Modern filmmakers have a lot of digital tricks up their sleeves for rescuing scenes, just as modern psychometricians have a lot of computing power available to rescue tests they've already given.

For example, how can the PISA people be sure ahead of time that their Portuguese translations are just as accurate as their Spanish translations? 

Well, that's expensive to do and raises security problems. But, when they see the results come in, they can notice that, say, smart kids in both Brazil and Portugal who scored high overall, did no better on Question 11 than kids who don't score well on the other questions, which suggests the translation of Question 11 might be ambiguous. Oh, yeah, there are, now that we think about it, two legitimately right answers to Question 11 in the Portuguese translation. So we'll drop #11 from the scoring in those two countries. But, in the Spanish-speaking countries, this anomaly doesn't show up in the results, so maybe we'll count Question 11 for those countries.

This kind of post-hoc flexibility allows PISA to wring a lot out of their data. On the other hand, it's also a little scary. 

9 comments:

Anonymous said...

There was some talk of how finnish speaking finnish get better scores than swedish speaking finnish despite similar social backgrounds.
PISA test is literacy test even with maths, if you see the questions, so language plays a greater role than TIMSS where asians still score similarly as on PISA while finnish flounder.

Anonymous said...

still, item response theory lets you equate item difficulties - useful for anchoring - no need to give all the same items in all the countries if certain items act the same across countries. it's useful to find items that act differently in different language (say it's an easy item for average ability English speakers, but a difficult item for high ability Korean speakers - then it's a bad item in Korean, so you toss it out, but you still have enough items that act similarly to be able to equate the test across countries! altho, an item may be difficult in any language b/c it's truly difficult - OR it might simply be a bad item in any language. sorry, IRT is probably a comment thread ender!

David said...

A shot in the arm might be a question about "The Fast and the Furious."

Steve Sailer said...

panjoomby, thanks for clueing us in on Item Response Theory. Am I right in saying a big advance over Classical Test Theory is that you can now fix a lot of stuff after giving the test?

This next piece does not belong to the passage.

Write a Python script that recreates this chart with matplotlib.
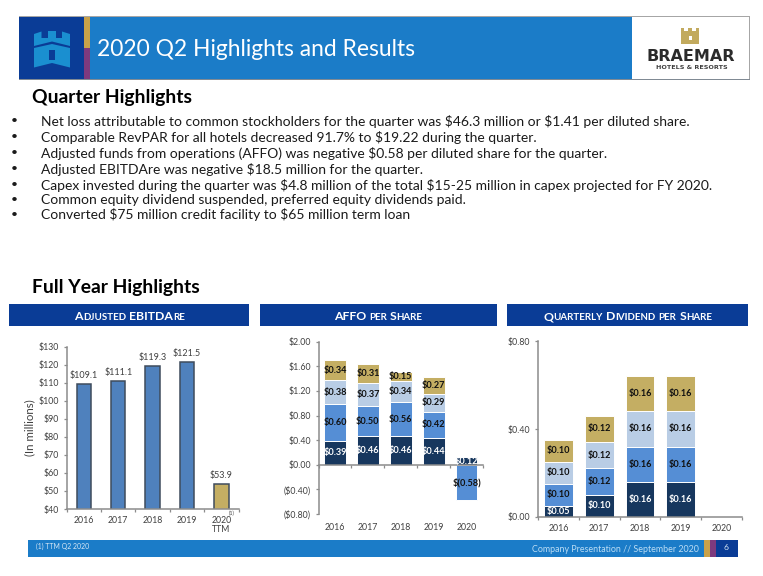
import matplotlib
matplotlib.use("Agg")
import matplotlib.pyplot as plt
from matplotlib.patches import Rectangle, Polygon

W, H = 763, 576
FONT = "Lato"
plt.rcParams["font.family"] = [FONT, "DejaVu Sans"]
plt.rcParams["text.parse_math"] = False

TITLE = "2020 Q2 Highlights and Results"
HEAD1 = "Quarter Highlights"
HEAD2 = "Full Year Highlights"
BULLETS = [
    "Net loss attributable to common stockholders for the quarter was $46.3 million or $1.41 per diluted share.",
    "Comparable RevPAR for all hotels decreased 91.7% to $19.22 during the quarter.",
    "Adjusted funds from operations (AFFO) was negative $0.58 per diluted share for the quarter.",
    "Adjusted EBITDAre was negative $18.5 million for the quarter.",
    "Capex invested during the quarter was $4.8 million of the total $15-25 million in capex projected for FY 2020.",
    "Common equity dividend suspended, preferred equity dividends paid.",
    "Converted $75 million credit facility to $65 million term loan",
]

EBITDA_YEARS = ["2016", "2017", "2018", "2019", "2020\nTTM"]
EBITDA_VALUES = [109.1, 111.1, 119.3, 121.5, 53.9]
EBITDA_TICKS = [40, 50, 60, 70, 80, 90, 100, 110, 120, 130]

YEARS = ["2016", "2017", "2018", "2019", "2020"]
AFFO_Q1 = [0.39, 0.46, 0.46, 0.44, 0.12]
AFFO_Q2 = [0.60, 0.50, 0.56, 0.42, -0.58]
AFFO_Q3 = [0.38, 0.37, 0.34, 0.29, None]
AFFO_Q4 = [0.34, 0.31, 0.15, 0.27, None]
AFFO_TICKS = [-0.8, -0.4, 0.0, 0.4, 0.8, 1.2, 1.6, 2.0]
AFFO_TICK_LABELS = ["($0.80)", "($0.40)", "$0.00", "$0.40", "$0.80", "$1.20", "$1.60", "$2.00"]

DIV_Q1 = [0.05, 0.10, 0.16, 0.16, None]
DIV_Q2 = [0.10, 0.12, 0.16, 0.16, None]
DIV_Q3 = [0.10, 0.12, 0.16, 0.16, None]
DIV_Q4 = [0.10, 0.12, 0.16, 0.16, None]
DIV_TICKS = [0.0, 0.4, 0.8]

NAVY = "#0A3C96"
BLUE = "#1B7CC8"
GOLD = "#C9A24A"
PURPLE = "#7E3A7E"
ICON = "#1A8FD0"
S1, S2, S3, S4 = "#17375E", "#558ED5", "#B9CDE5", "#C4AE63"
AX = "#8C8C8C"
TXT = "#404040"

fig = plt.figure(figsize=(W / 100, H / 100), dpi=100)
bg = fig.add_axes([0, 0, 1, 1])
bg.set_xlim(0, W)
bg.set_ylim(H, 0)
bg.axis("off")


def rect(x0, y0, x1, y1, c, **kw):
    bg.add_patch(Rectangle((x0, y0), x1 - x0, y1 - y0, facecolor=c, edgecolor="none", **kw))


def px(s):
    return s * 0.72


def add_axes(x0, y_top, x1, y_bot):
    ax = fig.add_axes([x0 / W, 1 - y_bot / H, (x1 - x0) / W, (y_bot - y_top) / H])
    ax.patch.set_alpha(0)
    ax.spines["top"].set_visible(False)
    ax.spines["right"].set_visible(False)
    ax.spines["left"].set_color(AX)
    ax.spines["bottom"].set_color(AX)
    ax.spines["left"].set_linewidth(1.1)
    ax.spines["bottom"].set_linewidth(1.1)
    return ax


def small_caps(x_center, y, text, big, small):
    runs = []
    cur = ""
    for ch in text:
        is_low = ch.islower()
        if cur and cur[-1].islower() != is_low:
            runs.append(cur)
            cur = ""
        cur += ch
    runs.append(cur)
    r = fig.canvas.get_renderer()
    items, total = [], 0
    for run in runs:
        low = run[0].islower()
        t = bg.text(0, y, run.upper(), color="white", fontweight="bold",
                    fontsize=px(small if low else big), va="baseline", ha="left")
        w = t.get_window_extent(r).width
        items.append((t, w))
        total += w
    x = x_center - total / 2
    for t, w in items:
        t.set_x(x)
        x += w


# header band
rect(19, 17, 84, 79, NAVY)
rect(84, 17, 89.5, 48, GOLD)
rect(84, 48, 89.5, 79, PURPLE)
rect(89.5, 17, 632, 79, BLUE)
rect(19, 16.2, 750, 17.2, "#A6A6A6")
rect(19, 78.8, 750, 79.8, "#808A94")
rect(749, 17, 750, 79, "#A6A6A6")

# tower emblem
bg.add_patch(Polygon([(34, 46), (34, 34), (41.5, 31.5), (41.5, 38), (48, 38), (48, 31), (56, 31), (56, 38),
                      (62, 38), (62, 31.5), (70, 34), (70, 46), (52, 41.5)],
                     closed=True, facecolor=ICON, edgecolor="none"))
bg.add_patch(Polygon([(34, 48), (52, 44), (70, 48), (70, 67.5), (52, 63), (34, 67.5)], closed=True,
                     facecolor=ICON, edgecolor="none"))
rect(49, 50, 55, 60, NAVY)

# logo
lx = 690
LG = "#C2AA5E"
bg.add_patch(Polygon([(lx - 9, 38), (lx - 9, 28), (lx - 6, 28), (lx - 6, 31), (lx - 2, 31), (lx - 2, 28),
                      (lx + 2, 28), (lx + 2, 31), (lx + 6, 31), (lx + 6, 28), (lx + 9, 28), (lx + 9, 38)],
                     closed=True, facecolor=LG, edgecolor="none"))
rect(lx - 9, 36, lx + 9, 43.5, LG)
rect(lx - 1.5, 35.5, lx + 1.5, 39.5, "white")
bg.text(lx + 1, 56.5, "BRAEMAR", ha="center", va="center", color="#2B2B2B", fontweight="bold",
        fontsize=px(16), fontfamily=["DejaVu Sans"])
bg.text(lx + 2, 67.3, "HOTELS & RESORTS", ha="center", va="center", color="#404040", fontweight="bold",
        fontsize=px(6.4), fontfamily=["DejaVu Sans"])

bg.text(97, 50, TITLE, color="white", fontsize=px(22.8), va="center", ha="left")
bg.text(32, 97, HEAD1, color="black", fontsize=px(19.3), fontweight="bold", va="center", ha="left")
bg.text(32, 287, HEAD2, color="black", fontsize=px(19.3), fontweight="bold", va="center", ha="left")

for yy, line in zip([121, 137, 153, 169, 185, 199.5, 214.5], BULLETS):
    bg.text(14, yy, "\u2022", color="#1a1a1a", fontsize=px(12), va="center", ha="center")
    bg.text(41, yy, line, color="#1a1a1a", fontsize=px(13.9), va="center", ha="left")

# section bars
for x0, x1, label, xc in [(9, 249, "Adjusted EBITDAre", 129.5), (260, 497, "AFFO per Share", 378),
                          (507, 748, "Quarterly Dividend per Share", 628)]:
    rect(x0, 304, x1, 325.5, NAVY)
    small_caps(xc, 320, label, 12.3, 9.8)

# footer
rect(28, 539.5, 704, 557, BLUE)
rect(704, 539.5, 710, 557, GOLD)
rect(710, 539.5, 716, 557, PURPLE)
rect(716, 539.5, 738, 557, NAVY)
bg.text(36, 546, "(1) TTM Q2 2020", color="#D5E6F5", fontsize=px(6.9), va="center", ha="left")
bg.text(699, 549, "Company Presentation // September 2020", color="#BBDDF5", fontsize=px(8.9), va="center", ha="right")
bg.text(726, 548, "6", color="#D5E6F5", fontsize=px(8.5), va="center", ha="center")

TICK = px(8.8)
LAB = px(9)

# --- EBITDA ---
ax = add_axes(66.7, 346.7, 238.5, 509)
pos = list(range(5))
cols = ["#4F81BD"] * 4 + ["#C4AE63"]
bars = ax.bar(pos, EBITDA_VALUES, width=0.42, color=cols, edgecolor="#3F4C5C", linewidth=1.1)
ax.set_xlim(-0.5, 4.5)
ax.set_ylim(40, 130)
ax.set_yticks(EBITDA_TICKS)
ax.set_yticklabels([f"${v}" for v in EBITDA_TICKS], fontsize=TICK, color=TXT)
ax.set_xticks([-0.5, 0.5, 1.5, 2.5, 3.5, 4.5])
ax.set_xticklabels([])
ax.set_xticks(pos, minor=True)
ax.set_xticklabels(EBITDA_YEARS, minor=True, fontsize=TICK, color=TXT, linespacing=1.0)
ax.tick_params(axis="x", which="minor", length=0, pad=5)
ax.tick_params(axis="both", which="major", length=2.5, color=AX, width=0.9, pad=3)
for p, v in zip(pos, EBITDA_VALUES):
    ax.annotate(f"${v:.1f}", (p, v), xytext=(0, 8.5 * 0.72), textcoords="offset points",
                ha="center", va="center", fontsize=LAB, color=TXT)
bg.text(29.5, 428, "(In millions)", rotation=90, color=TXT, fontsize=px(11.5), va="center", ha="center")
bg.text(232, 513, "(1)", color=TXT, fontsize=px(5.5), va="center", ha="center")


def seg_label(a, x, y, v, color, size):
    txt = f"$({abs(v):.2f})" if v < 0 else f"${v:.2f}"
    a.text(x, y, txt, ha="center", va="center", fontsize=size, color=color, fontweight="bold")


# --- AFFO ---
ax = add_axes(318.5, 341.7, 483, 514)
ax.set_xlim(-0.5, 4.5)
ax.set_ylim(-0.8, 2.0)
bottom = [0.0] * 5
for series, c, tc in [(AFFO_Q1, S1, "white"), (AFFO_Q2, S2, "#111111"), (AFFO_Q3, S3, "#111111"), (AFFO_Q4, S4, "#111111")]:
    for i, v in enumerate(series):
        if v is None:
            continue
        b = bottom[i] if v > 0 else 0.0
        ax.bar(i, v, bottom=b, width=0.66, color=c, edgecolor="white", linewidth=0.7)
        seg_label(ax, i, b + v / 2, v, "#111111" if v < 0 else tc, px(9.2))
        if v > 0:
            bottom[i] += v
ax.set_yticks(AFFO_TICKS)
ax.set_yticklabels(AFFO_TICK_LABELS, fontsize=TICK, color=TXT)
ax.spines["bottom"].set_position(("data", 0))
ax.set_xticks([-0.5, 0.5, 1.5, 2.5, 3.5, 4.5])
ax.set_xticklabels([])
ax.set_xticks(range(5), minor=True)
ax.set_xticklabels(YEARS, minor=True, fontsize=TICK, color=TXT)
ax.tick_params(axis="x", which="minor", length=0, pad=3.5 + 53 * 0.72)
ax.tick_params(axis="both", which="major", length=2.5, color=AX, width=0.9, pad=3)

# --- Dividend ---
ax = add_axes(538, 341.3, 742, 516.7)
ax.set_xlim(-0.5, 4.5)
ax.set_ylim(0, 0.8)
bottom = [0.0] * 5
for series, c, tc in [(DIV_Q1, S1, "white"), (DIV_Q2, S2, "#111111"), (DIV_Q3, S3, "#111111"), (DIV_Q4, S4, "#111111")]:
    for i, v in enumerate(series):
        if v is None:
            continue
        ax.bar(i, v, bottom=bottom[i], width=0.71, color=c, edgecolor="white", linewidth=0.7)
        seg_label(ax, i, bottom[i] + v / 2, v, tc, px(9.2))
        bottom[i] += v
ax.set_yticks(DIV_TICKS)
ax.set_yticklabels([f"${v:.2f}" for v in DIV_TICKS], fontsize=TICK, color=TXT)
ax.set_xticks([-0.5, 0.5, 1.5, 2.5, 3.5, 4.5])
ax.set_xticklabels([])
ax.set_xticks(range(5), minor=True)
ax.set_xticklabels(YEARS, minor=True, fontsize=TICK, color=TXT)
ax.tick_params(axis="x", which="minor", length=0, pad=5)
ax.tick_params(axis="both", which="major", length=2.5, color=AX, width=0.9, pad=3)

fig.savefig("out.png", dpi=100)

But, is there a danger of over-fixing the results? Are there standards for what not to do in post?

Anonymous said...

What's interesting is the interest in the PISA by US elites even though the PISA seems sort of like a relic, an anachronism from the heyday of the industrial nation-state, which is passe among Western/globalist elites. The industrial nation-state was all about meeting basic needs like education for the majority and raising the majority to basic standards of competence so they could be competent citizens for industrial enterprises, the national government, military, administrative apparatus, etc. The PISA measures how competent and organized a country is at supplying basic education to its majority.

jody said...

observed problem difficulty between groups is one of the ways that test validity is established in research psychology. if a problem is difficult for all groups, regardless of how often each particular group tends to get it right, then the question is considered hard for everybody. if the problem is difficult only for one particular group, then it is probably not a useful problem for testing purposes and will likely be discarded.

add up a bunch of problems which all behave this way - every group seems to encounter the same ramp up in degree of difficulty from question to question - and you have a pretty good test battery. problem 1 is easy for everybody, problem 2 is harder for everybody, problem 3 is hardest for everybody, and so forth.

the difficulty of each problmem can be decreased to create a hurdle that almost anybody of any group can clear, which would be how the civil service exams have been written, or increased to a wall so high that only a few people of a few groups can climb it.

strictly from a testing perspective, what is not relevant are problems which almost nobody from some groups can solve. as long as everybody from every group still has a lot of trouble solving the problem, this means the problem is a still good one, and is useful for raising the ceiling to which the test can measure.

objections to those kinds of problem sets are generally raised from people outside the field of psychology, not from psychologists themselves.

Power Child said...

"We'll fix it in post" are known to production guys as the five most expensive words in filmmaking. Having worked in post, I can say they're still very expensive but getting less so.

Anonymous said...

yep, the problem is similar to deciding when an individual data point "qualifies" as an outlier -- how outlying does it have to be till you decide it's screwed up - & how much "behind the scenes" info do you have to explain why it's so - fixing things in post is subjective - IRT lets you accurately predict what % of the population will get the next item right, say at such & such an ability level a person has a 99% likelihood of getting the next item right, etc. So when an item doesn't follow the prediction, you can't trust the item. but deciding how bad is bad/how far off the mark does it have to be before you yank it - well, that's subjective empiricism at its best!

Anonymous said...

Wow, comparing IQ tests to filming a spectacular action sequence with explosions and airheads actors reading banter from a script. I take back everything I ever said about "psychometrics" lacking empirical rigor. Thanks, Steve.